-- begin SUPPLIED RECORDS --
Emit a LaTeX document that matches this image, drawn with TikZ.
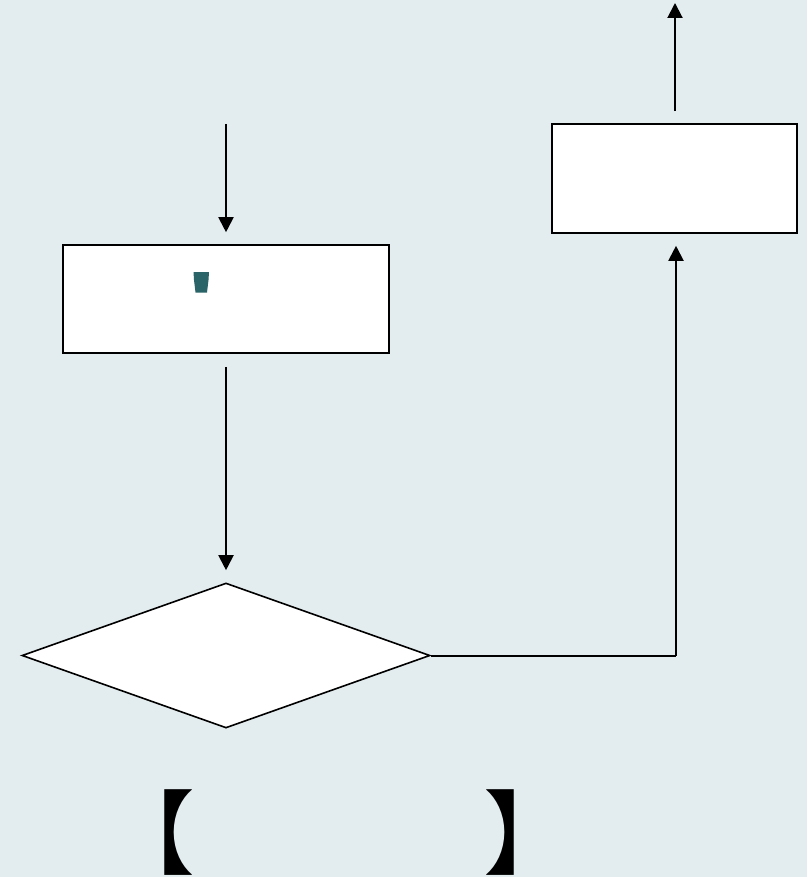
\documentclass[tikz,border=0pt]{standalone}
\usepackage{fontspec}
\newfontfamily\cjk{Noto Sans CJK SC}
\usetikzlibrary{shapes.geometric,arrows.meta}
\definecolor{bgc}{HTML}{E3ECEE}
\definecolor{teal1}{HTML}{2B6468}
\tikzset{
  box/.style={draw=black,fill=white,line width=1.6pt,inner sep=0pt},
  dia/.style={diamond,draw=black,fill=white,line width=1.6pt,inner sep=0pt},
  conn/.style={draw=black,line width=2pt,-{Triangle[length=15pt,width=15pt]}},
  plain/.style={draw=black,line width=2pt},
  brk/.style={inner sep=0pt,font=\cjk\fontsize{92}{92}\selectfont}
}
\begin{document}
\begin{tikzpicture}[x=1pt,y=-1pt]
\fill[bgc] (0,0) rectangle (807,877);
\useasboundingbox (0,0) rectangle (807,877);
\node[box,minimum width=326pt,minimum height=108pt] (b1) at (226,299) {};
\node[box,minimum width=245pt,minimum height=109pt] (b2) at (674.5,178.5) {};
\node[dia,minimum width=408pt,minimum height=145pt] (d) at (226,655.5) {};
\coordinate (in) at (226,124);
\coordinate (out) at (675,3);
\coordinate (corner) at (676,655.5);
\fill[teal1] (193.5,272) -- (209,272) -- (208.5,280) -- (207,292.5) -- (195.5,292.5) -- (194,280) -- cycle;
\draw[conn,shorten >=12pt] (in) -- (b1.north);
\draw[conn,shorten <=13pt,shorten >=12pt] (b1.south) -- (d.north);
\draw[plain] (d.east) -- (corner);
\draw[conn,shorten >=12pt] (corner) -- (b2.south -| corner);
\draw[conn,shorten <=12pt] (b2.north -| out) -- (out);
\node[brk] (lb) at (149.5,832.7) {【};
\node[brk] (rb) at (529.5,832.7) {】};
\end{tikzpicture}
\end{document}
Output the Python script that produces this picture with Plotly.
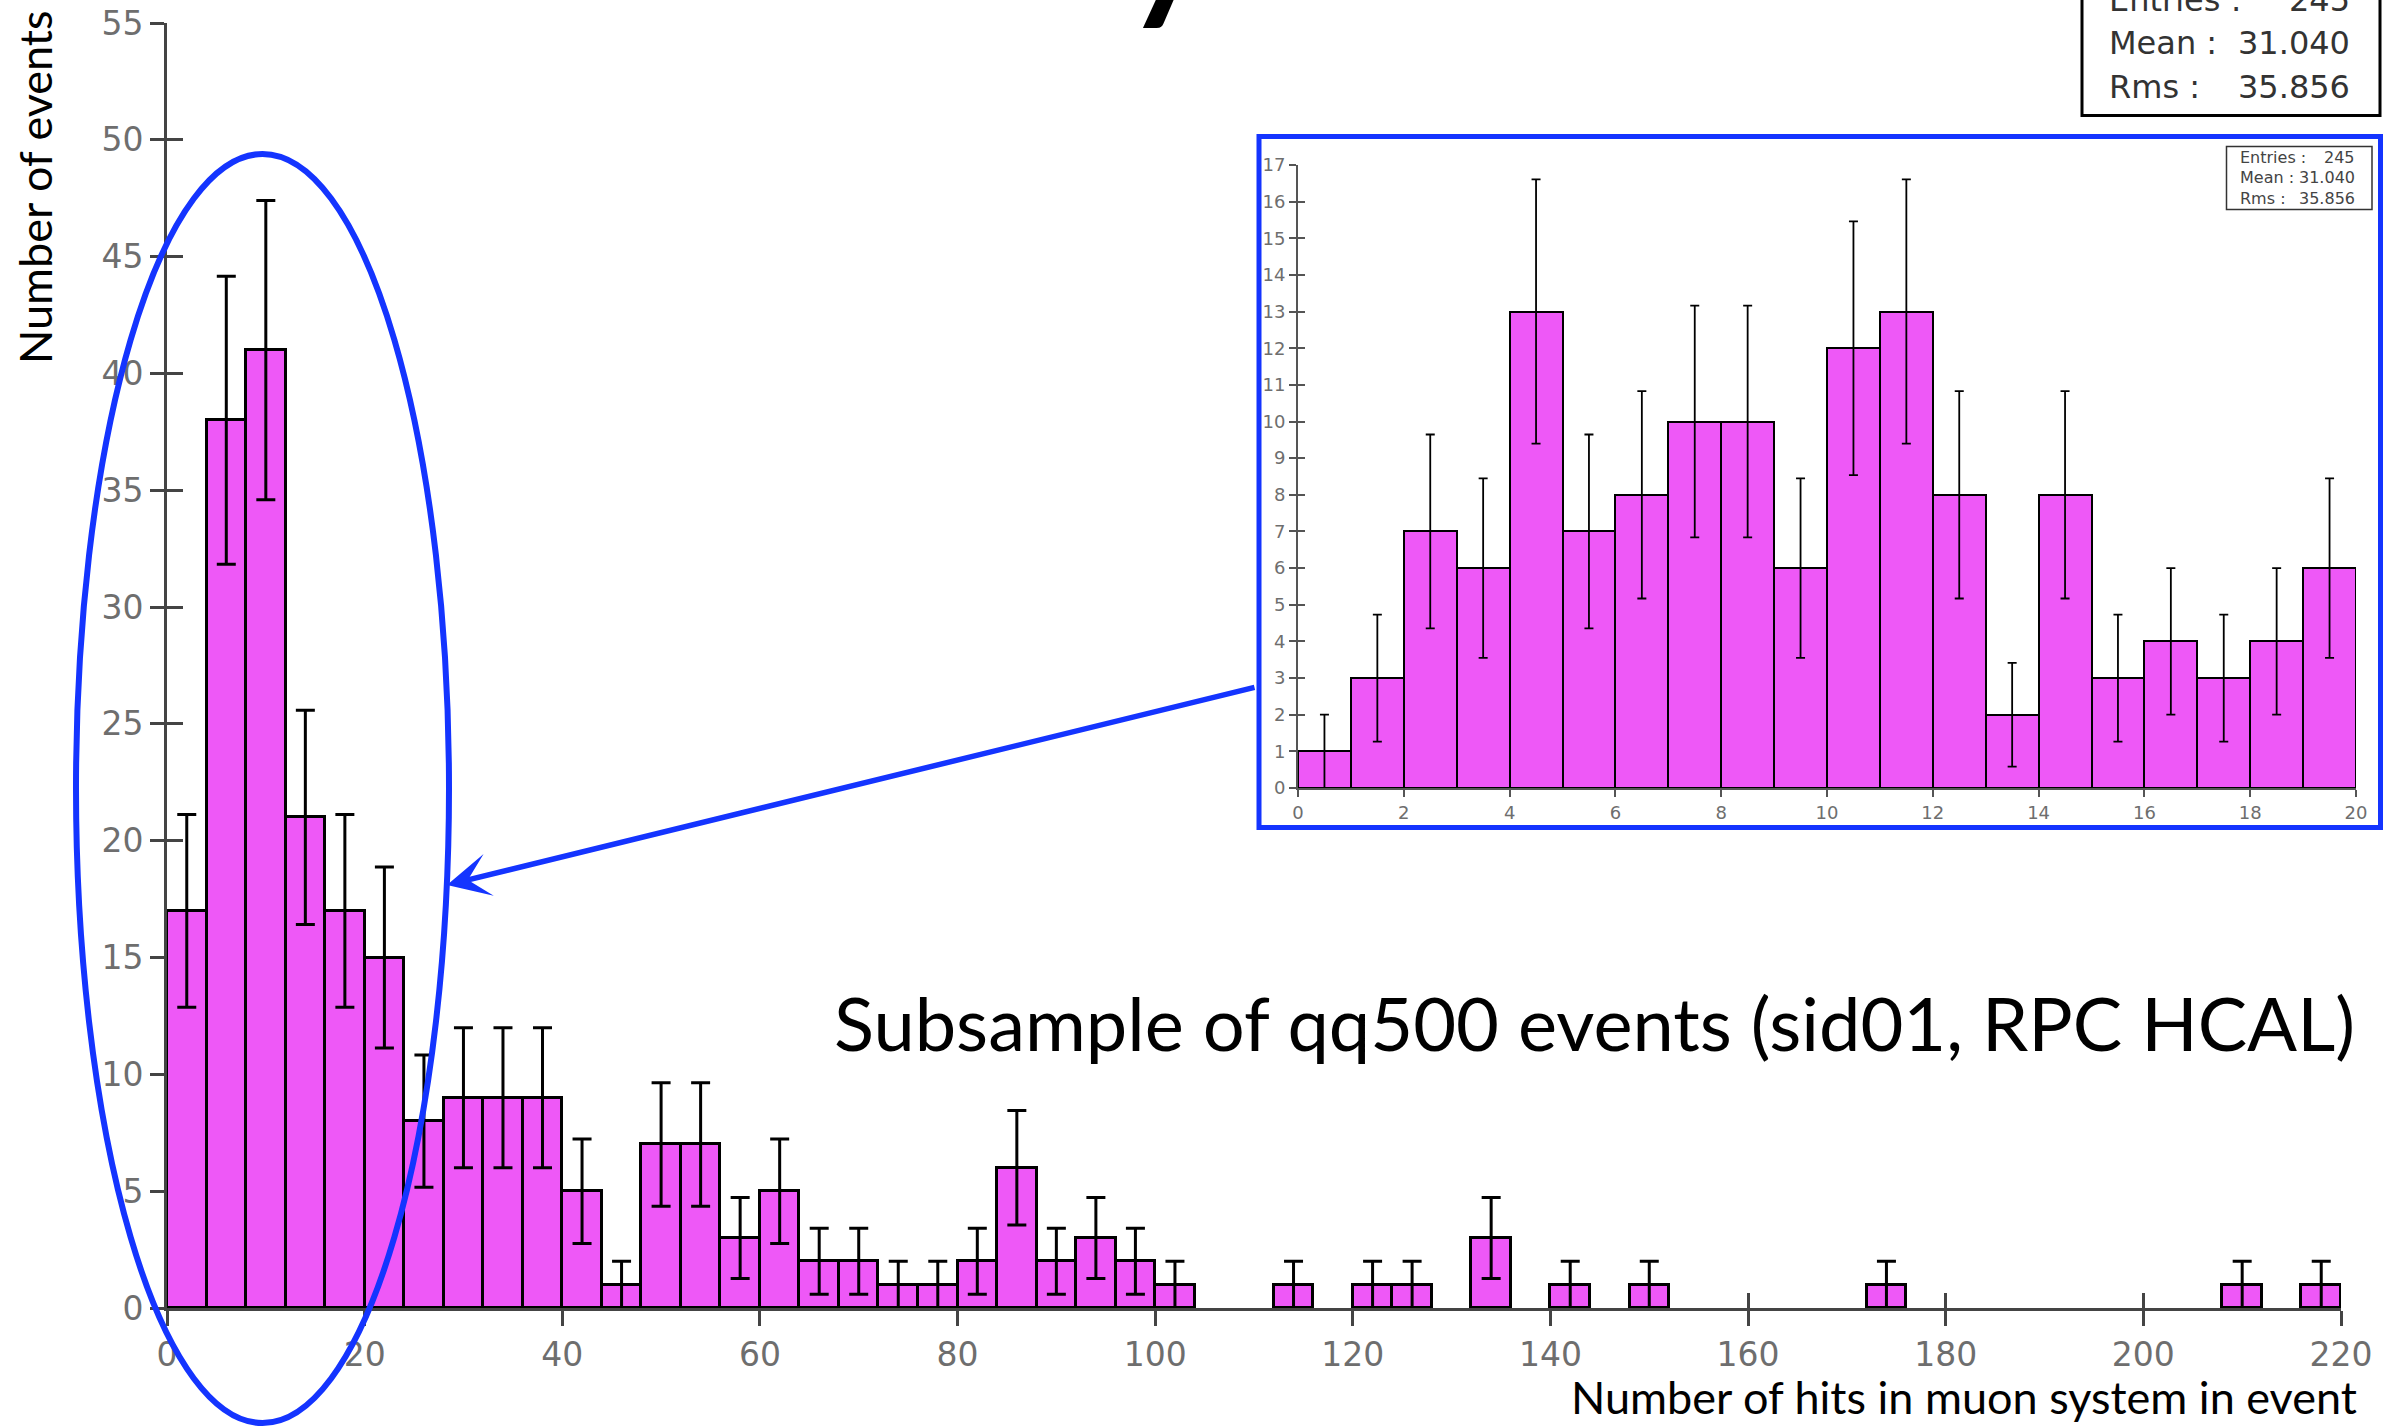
import numpy as np
import plotly.graph_objects as go

W, H = 2384, 1427

# ---------------- data ----------------
main_bin_width = 4
main_bin_left = list(range(0, 220, 4))          # 55 bins, 0..220
main_counts = [17, 38, 41, 21, 17, 15, 8, 9, 9, 9,
               5, 1, 7, 7, 3, 5, 2, 2, 1, 1,
               2, 6, 2, 3, 2, 1, 0, 0, 1, 0,
               1, 1, 0, 3, 0, 1, 0, 1, 0, 0,
               0, 0, 0, 1, 0, 0, 0, 0, 0, 0,
               0, 0, 1, 0, 1]

inset_bin_width = 1
inset_bin_left = list(range(0, 20))
inset_counts = [1, 3, 7, 6, 13, 7, 8, 10, 10, 6,
                12, 13, 8, 2, 8, 3, 4, 3, 4, 6]

main_xticks = list(range(0, 221, 20))
main_yticks = list(range(0, 56, 5))
inset_xticks = list(range(0, 21, 2))
inset_yticks = list(range(0, 18, 1))

stats_labels = ["Entries :", "Mean :", "Rms :"]
stats_values = ["245", "31.040", "35.856"]

title_text = "Muon system hits"
subtitle_text = "Subsample of qq500 events (sid01, RPC HCAL)"
x_title = "Number of hits in muon system in event"
y_title = "Number of events"

# ---------------- helpers ----------------
def px(x):
    return x / W

def py(y):
    return 1 - y / H

MAGENTA = "#EE58F7"
BLUE = "#1434FF"
AXGRAY = "#444444"
LABGRAY = "#6e6e6e"

DESC = {"Lato": 0.213, "DejaVu Sans": 0.236}

annotations = []

def text_at(text, x, baseline, size, family, xanchor="left", color="black"):
    bottom = baseline + DESC[family] * size + 1
    annotations.append(dict(
        text=text, x=px(x), y=py(bottom), xref="paper", yref="paper",
        xanchor=xanchor, yanchor="bottom", showarrow=False,
        font=dict(family=family, size=size, color=color)))

# ---------------- traces ----------------
mc = np.array(main_counts, dtype=float)
ml = np.array(main_bin_left, dtype=float)
nz = mc > 0
fig = go.Figure()
fig.add_trace(go.Bar(
    x=ml[nz] + main_bin_width / 2, y=mc[nz], width=main_bin_width,
    marker=dict(color=MAGENTA, line=dict(color="black", width=3)),
    error_y=dict(type="data", array=np.sqrt(mc[nz]), color="black",
                 thickness=3, width=9.5),
    xaxis="x", yaxis="y", showlegend=False, hoverinfo="skip"))

ic = np.array(inset_counts, dtype=float)
il = np.array(inset_bin_left, dtype=float)
fig.add_trace(go.Bar(
    x=il + inset_bin_width / 2, y=ic, width=inset_bin_width,
    marker=dict(color=MAGENTA, line=dict(color="black", width=2)),
    error_y=dict(type="data", array=np.sqrt(ic), color="black",
                 thickness=1.8, width=4.5),
    xaxis="x2", yaxis="y2", showlegend=False, hoverinfo="skip"))

# dummy traces for inside tick overlays
fig.add_trace(go.Scatter(x=[None], y=[None], xaxis="x3", yaxis="y3",
                         showlegend=False, hoverinfo="skip"))
fig.add_trace(go.Scatter(x=[None], y=[None], xaxis="x2", yaxis="y4",
                         showlegend=False, hoverinfo="skip"))

# ---------------- axes ----------------
main_xdom = [px(167), px(2341)]
main_ydom = [py(1308), py(23)]
inset_xdom = [px(1298), px(2356)]
inset_ydom = [py(788), py(165)]

tickfont_main = dict(family="DejaVu Sans", size=33, color=LABGRAY)
tickfont_inset = dict(family="DejaVu Sans", size=18, color=LABGRAY)

fig.update_layout(
    width=W, height=H, autosize=False,
    margin=dict(l=0, r=0, t=0, b=0, pad=0, autoexpand=False),
    paper_bgcolor="white", plot_bgcolor="white",
    bargap=0, barmode="overlay",
    xaxis=dict(domain=main_xdom, anchor="y", range=[0, 220],
               tickmode="array", tickvals=main_xticks,
               ticks="outside", ticklen=15, tickwidth=2.5, tickcolor=AXGRAY,
               showline=True, linecolor=AXGRAY, linewidth=3,
               showgrid=False, zeroline=False, tickfont=tickfont_main,
               automargin=False, fixedrange=True),
    yaxis=dict(domain=main_ydom, anchor="x", range=[0, 55],
               tickmode="array", tickvals=main_yticks,
               ticks="outside", ticklen=14, tickwidth=2.5, tickcolor=AXGRAY,
               showline=True, linecolor=AXGRAY, linewidth=3,
               showgrid=False, zeroline=False, tickfont=tickfont_main,
               automargin=False, fixedrange=True),
    xaxis3=dict(overlaying="x", anchor="y3", range=[0, 220],
                tickmode="array", tickvals=main_xticks,
                ticks="inside", ticklen=15, tickwidth=2.5, tickcolor=AXGRAY,
                showticklabels=False, showline=False, showgrid=False,
                zeroline=False, layer="below traces", fixedrange=True),
    yaxis3=dict(overlaying="y", anchor="x3", range=[0, 55],
                tickmode="array", tickvals=main_yticks,
                ticks="inside", ticklen=16, tickwidth=2.5, tickcolor=AXGRAY,
                showticklabels=False, showline=False, showgrid=False,
                zeroline=False, layer="below traces", fixedrange=True),
    xaxis2=dict(domain=inset_xdom, anchor="y2", range=[0, 20],
                tickmode="array", tickvals=inset_xticks,
                ticks="outside", ticklen=7, tickwidth=1.5, tickcolor="#555",
                showline=True, linecolor="#555", linewidth=2,
                showgrid=False, zeroline=False, tickfont=tickfont_inset,
                automargin=False, fixedrange=True),
    yaxis2=dict(domain=inset_ydom, anchor="x2", range=[0, 17],
                tickmode="array", tickvals=inset_yticks,
                ticks="outside", ticklen=7, tickwidth=1.5, tickcolor="#555",
                showline=True, linecolor="#555", linewidth=2,
                showgrid=False, zeroline=False, tickfont=tickfont_inset,
                automargin=False, fixedrange=True),
    yaxis4=dict(overlaying="y2", anchor="x2", range=[0, 17],
                tickmode="array", tickvals=inset_yticks,
                ticks="inside", ticklen=7, tickwidth=1.5, tickcolor="#555",
                showticklabels=False, showline=False, showgrid=False,
                zeroline=False, layer="below traces", fixedrange=True),
)

# ---------------- shapes ----------------
shapes = [
    dict(type="rect", xref="paper", yref="paper",
         x0=px(1259), x1=px(2380.5), y0=py(827.5), y1=py(136.5),
         line=dict(color=BLUE, width=5), fillcolor="rgba(0,0,0,0)", layer="above"),
    dict(type="rect", xref="paper", yref="paper",
         x0=px(2082), x1=px(2380), y0=py(115.5), y1=py(-5),
         line=dict(color="black", width=3), fillcolor="white", layer="above"),
    dict(type="rect", xref="paper", yref="paper",
         x0=px(2226.5), x1=px(2372), y0=py(209.5), y1=py(146.5),
         line=dict(color="#333", width=1.5), fillcolor="white", layer="above"),
    dict(type="circle", xref="paper", yref="paper",
         x0=px(76), x1=px(449), y0=py(1423), y1=py(154),
         line=dict(color=BLUE, width=6), fillcolor="rgba(0,0,0,0)", layer="above"),
]
fig.update_layout(shapes=shapes)

# ---------------- texts ----------------
text_at(title_text, 1243, -7, 210, "Lato", xanchor="center")
text_at(subtitle_text, 2357, 1052, 74, "Lato", xanchor="right")
text_at(x_title, 2359, 1415, 45, "Lato", xanchor="right")

annotations.append(dict(
    text=y_title, x=px(35), y=py(188), xref="paper", yref="paper",
    xanchor="center", yanchor="middle", textangle=-90, showarrow=False,
    font=dict(family="Lato", size=45, color="black")))

main_baselines = [12, 55, 99]
for lab, val, b in zip(stats_labels, stats_values, main_baselines):
    text_at(lab, 2107, b, 32, "DejaVu Sans", xanchor="left", color="#333")
    text_at(val, 2352, b, 32, "DejaVu Sans", xanchor="right", color="#333")

inset_baselines = [164, 184, 205]
for lab, val, b in zip(stats_labels, stats_values, inset_baselines):
    text_at(lab, 2238, b, 16, "DejaVu Sans", xanchor="left", color="#444")
    text_at(val, 2357, b, 16, "DejaVu Sans", xanchor="right", color="#444")

annotations.append(dict(
    text="", x=px(447), y=py(885), xref="paper", yref="paper",
    ax=1256 - 447, ay=687 - 885, axref="pixel", ayref="pixel",
    showarrow=True, arrowhead=3, arrowsize=1.3, arrowwidth=5.5,
    arrowcolor=BLUE, standoff=0, startstandoff=0))

fig.update_layout(annotations=annotations)

fig.write_html(
    "out.html",
    post_script="document.body.style.margin='0';document.body.style.overflow='hidden';")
-- end SUPPLIED RECORDS --
- [STATED GOAL] Restate each line from the start of the listing through the line bearing "W, H = 2384, 1427" word for word. Drop the pictures.

- [RESULT OF THE TASK]
Emit a LaTeX document that matches this image, drawn with TikZ.
\documentclass[tikz,border=0pt]{standalone}
\usepackage{fontspec}
\newfontfamily\cjk{Noto Sans CJK SC}
\usetikzlibrary{shapes.geometric,arrows.meta}
\definecolor{bgc}{HTML}{E3ECEE}
\definecolor{teal1}{HTML}{2B6468}
\tikzset{
  box/.style={draw=black,fill=white,line width=1.6pt,inner sep=0pt},
  dia/.style={diamond,draw=black,fill=white,line width=1.6pt,inner sep=0pt},
  conn/.style={draw=black,line width=2pt,-{Triangle[length=15pt,width=15pt]}},
  plain/.style={draw=black,line width=2pt},
  brk/.style={inner sep=0pt,font=\cjk\fontsize{92}{92}\selectfont}
}
\begin{document}
\begin{tikzpicture}[x=1pt,y=-1pt]
\fill[bgc] (0,0) rectangle (807,877);
\useasboundingbox (0,0) rectangle (807,877);
\node[box,minimum width=326pt,minimum height=108pt] (b1) at (226,299) {};
\node[box,minimum width=245pt,minimum height=109pt] (b2) at (674.5,178.5) {};
\node[dia,minimum width=408pt,minimum height=145pt] (d) at (226,655.5) {};
\coordinate (in) at (226,124);
\coordinate (out) at (675,3);
\coordinate (corner) at (676,655.5);
\fill[teal1] (193.5,272) -- (209,272) -- (208.5,280) -- (207,292.5) -- (195.5,292.5) -- (194,280) -- cycle;
\draw[conn,shorten >=12pt] (in) -- (b1.north);
\draw[conn,shorten <=13pt,shorten >=12pt] (b1.south) -- (d.north);
\draw[plain] (d.east) -- (corner);
\draw[conn,shorten >=12pt] (corner) -- (b2.south -| corner);
\draw[conn,shorten <=12pt] (b2.north -| out) -- (out);
\node[brk] (lb) at (149.5,832.7) {【};
\node[brk] (rb) at (529.5,832.7) {】};
\end{tikzpicture}
\end{document}
Output the Python script that produces this picture with Plotly.
import numpy as np
import plotly.graph_objects as go

W, H = 2384, 1427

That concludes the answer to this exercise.